### Exercise description
The lines from the top of the material through the line with "generation = np.arange(1, 41)" are to be set down exactly. Leave the pictures out.

══ Dataset excerpt ══

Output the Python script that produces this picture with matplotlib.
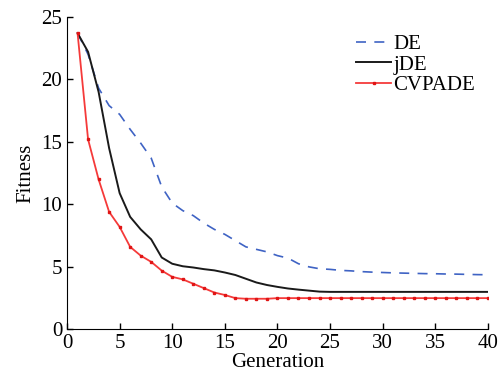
import numpy as np
import matplotlib
matplotlib.use("Agg")
import matplotlib.pyplot as plt

plt.rcParams["font.family"] = ["Liberation Serif", "DejaVu Serif"]

generation = np.arange(1, 41)

de = [23.7, 22.0, 19.3, 17.9, 17.2, 16.0, 14.9, 13.7, 11.4, 10.1,
      9.5, 9.1, 8.5, 8.0, 7.6, 7.1, 6.6, 6.4, 6.2, 5.9,
      5.7, 5.25, 5.0, 4.85, 4.8, 4.72, 4.68, 4.62, 4.58, 4.55,
      4.52, 4.5, 4.48, 4.46, 4.45, 4.43, 4.42, 4.4, 4.38, 4.37]

jde = [23.7, 22.2, 19.0, 14.5, 10.9, 9.0, 8.0, 7.2, 5.75, 5.25,
       5.05, 4.95, 4.82, 4.72, 4.55, 4.35, 4.05, 3.75, 3.55, 3.4,
       3.27, 3.18, 3.1, 3.02, 3.0, 3.0, 3.0, 3.0, 3.0, 3.0,
       3.0, 3.0, 3.0, 3.0, 3.0, 3.0, 3.0, 3.0, 3.0, 3.0]

cvpade = [23.7, 15.2, 12.0, 9.4, 8.2, 6.6, 5.9, 5.4, 4.7, 4.2,
          4.0, 3.65, 3.3, 2.95, 2.75, 2.5, 2.45, 2.45, 2.45, 2.5,
          2.5, 2.5, 2.5, 2.5, 2.5, 2.5, 2.5, 2.5, 2.5, 2.5,
          2.5, 2.5, 2.5, 2.5, 2.5, 2.5, 2.5, 2.5, 2.5, 2.5]

fig = plt.figure(figsize=(5.04, 3.83), dpi=100)
ax = fig.add_axes([0.133, 0.140, 0.835, 0.816])

ax.plot(generation, de, color="#3f63c4", linestyle=(0, (6, 5)), linewidth=1.2, label="DE")
ax.plot(generation, jde, color="#1a1a1a", linewidth=1.4, label="jDE")
ax.plot(generation, cvpade, color="#f53a3a", linewidth=1.3, marker="s", markersize=2,
        markerfacecolor="#e01515", markeredgecolor="#e01515", label="CVPADE")

ax.set_xlim(0, 40)
ax.set_ylim(0, 25)
ax.set_xticks(range(0, 41, 5))
ax.set_yticks(range(0, 26, 5))
ax.spines["top"].set_visible(False)
ax.spines["right"].set_visible(False)
ax.tick_params(direction="in", length=4, width=1, labelsize=15)
ax.set_xlabel("Generation", fontsize=15, labelpad=0)
ax.set_ylabel("Fitness", fontsize=15, labelpad=4)

ax.legend(loc="upper right", bbox_to_anchor=(0.99, 0.97), frameon=False, fontsize=15,
          handlelength=1.7, handletextpad=0.1, labelspacing=0.05, numpoints=1,
          borderaxespad=0)

fig.savefig("out.png", dpi=100)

═══

### Full solution
Output the Python script that produces this picture with matplotlib.
import numpy as np
import matplotlib
matplotlib.use("Agg")
import matplotlib.pyplot as plt

plt.rcParams["font.family"] = ["Liberation Serif", "DejaVu Serif"]

generation = np.arange(1, 41)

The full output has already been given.